This guest post is an excerpt practice from The Little Book of Stoicism by Jonas Salzgeber.
I hope you find it helpful and check out more of his work.
Don’t miss your chance to get a free copy of The Little Book of Stoicism below.
Take the Bird’s-Eye View – A Stoic Practice for Inner Calmness
“How beautifully Plato put it. Whenever you want to talk about people, it’s best to take a bird’s-eye view and see everything all at once—of gatherings, armies, farms, weddings and divorces, births and deaths, noisy courtrooms or silent places, every foreign people, holidays, memorials, markets—all blended together and arranged in a pairing of opposites.” – Marcus Aurelius
What a great exercise. Imagine you leave your body and float up in the sky. Higher and higher. You see yourself, your house, your neighborhood, other people, your town with its lake and river, until your body seems like a tiny seed, and further you go to see your country, the ocean, and even the whole planet.

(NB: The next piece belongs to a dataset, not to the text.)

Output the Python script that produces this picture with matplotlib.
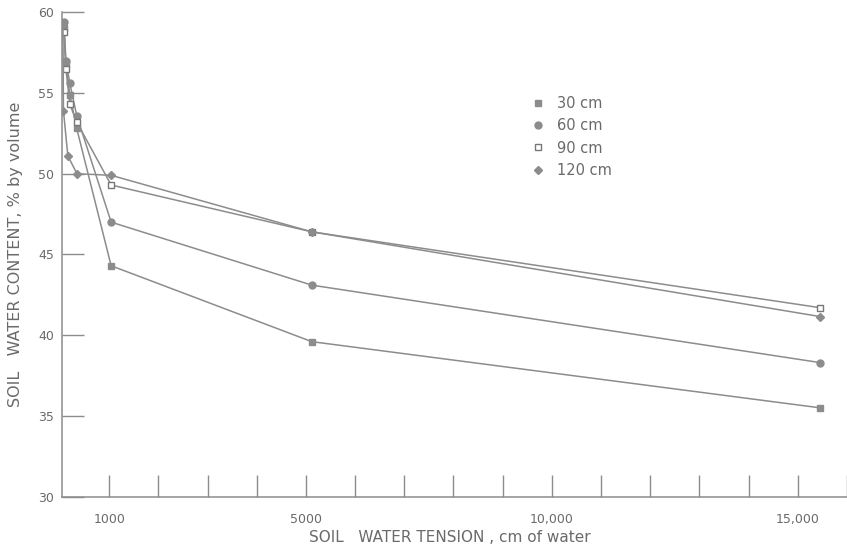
import matplotlib
matplotlib.use("Agg")
import matplotlib.pyplot as plt
from matplotlib.lines import Line2D

# Data
tension_30 = [80, 120, 200, 340, 1040, 5120, 15460]
content_30 = [59.0, 56.8, 54.9, 52.8, 44.3, 39.6, 35.5]

tension_60 = [80, 120, 200, 340, 1040, 5120, 15460]
content_60 = [59.4, 57.0, 55.6, 53.6, 47.0, 43.1, 38.3]

tension_90 = [80, 120, 200, 340, 1040, 5120, 15460]
content_90 = [58.8, 56.5, 54.3, 53.2, 49.3, 46.4, 41.7]

tension_120 = [60, 70, 160, 345, 1040, 5120, 15460]
content_120 = [59.3, 53.9, 51.1, 50.0, 49.9, 46.4, 41.15]

series_labels = ["30 cm", "60 cm", "90 cm", "120 cm"]
x_major = [1000, 5000, 10000, 15000]
x_major_labels = ["1000", "5000", "10,000", "15,000"]
x_minor = list(range(1000, 17000, 1000))
y_ticks = [30, 35, 40, 45, 50, 55, 60]

GRAY = "#8c8c8c"
TEXT = "#6a6a6a"

fig = plt.figure(figsize=(8.47, 5.46), dpi=100)
ax = fig.add_axes([62.3 / 847, 1 - 496.7 / 546, 1 - 62.3 / 847, (496.7 - 12.2) / 546])

styles = [
    dict(marker="s", ms=5.0, mfc=GRAY, mec=GRAY),
    dict(marker="o", ms=5.0, mfc=GRAY, mec=GRAY),
    dict(marker="s", ms=5.0, mfc="white", mec="#777777", mew=1.0),
    dict(marker="D", ms=3.8, mfc=GRAY, mec=GRAY),
]
data = [(tension_30, content_30), (tension_60, content_60),
        (tension_90, content_90), (tension_120, content_120)]

for (xs, ys), st in zip(data, styles):
    ax.plot(xs, ys, color=GRAY, lw=1.1, **st)

ax.set_xlim(47, 16000)
ax.set_ylim(30, 60)

for s in ["top", "right"]:
    ax.spines[s].set_visible(False)
for s in ["left", "bottom"]:
    ax.spines[s].set_color(GRAY)
    ax.spines[s].set_linewidth(1.1)

ax.set_xticks(x_major)
ax.set_xticklabels(x_major_labels)
ax.set_xticks(x_minor, minor=True)
ax.set_yticks(y_ticks)
ax.tick_params(axis="x", which="both", direction="in", length=16, width=1.0,
               color=GRAY, labelcolor=TEXT, labelsize=9, pad=12)
ax.tick_params(axis="y", direction="in", length=16, width=1.0,
               color=GRAY, labelcolor=TEXT, labelsize=9, pad=6)

fig.text(450 / 847, 1 - 538 / 546, "SOIL   WATER TENSION , cm of water",
         fontsize=11, color=TEXT, ha="center", va="center")
ax.set_ylabel("SOIL   WATER CONTENT, % by volume", fontsize=11.5, color=TEXT, labelpad=11)

handles = [Line2D([], [], linestyle="none", **st) for st in styles]
leg = fig.legend(handles, series_labels, loc="upper left",
                 bbox_to_anchor=(531 / 847, 1 - 96 / 546), frameon=False,
                 fontsize=10.5, handlelength=1.0, handletextpad=0.75,
                 labelspacing=0.5, borderpad=0, borderaxespad=0)
for t in leg.get_texts():
    t.set_color(TEXT)

fig.savefig("out.png", dpi=100)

This exercise derived from Stoicism helps you recognize yourself as a part of the whole. You see all human things from far above, like a bird first, like an astronaut later.
“You can rid yourself of many useless things among those that disturb you,” Marcus observes, “for they lie entirely in your imagination.” Many problems can be solved with this perspective from far above. Human affairs and your own misfortunes seem trivial from this perspective.
“And by contemplating the eternity of time, and observing the rapid change of every part of everything, how short is the time from birth to dissolution, and the illimitable time before birth as well as the equally boundless time after dissolution.” – Marcus Aurelius
Not only do our problems seem insignificant and dissolve quickly, but we also get reminded of the impermanence of things. We’re not only very small, but also very ephemeral. He says it perfectly: “Continually picture to yourself time and space as a whole, and every individual thing, in terms of space a tiny seed, in terms of time the mere turn of a screw.”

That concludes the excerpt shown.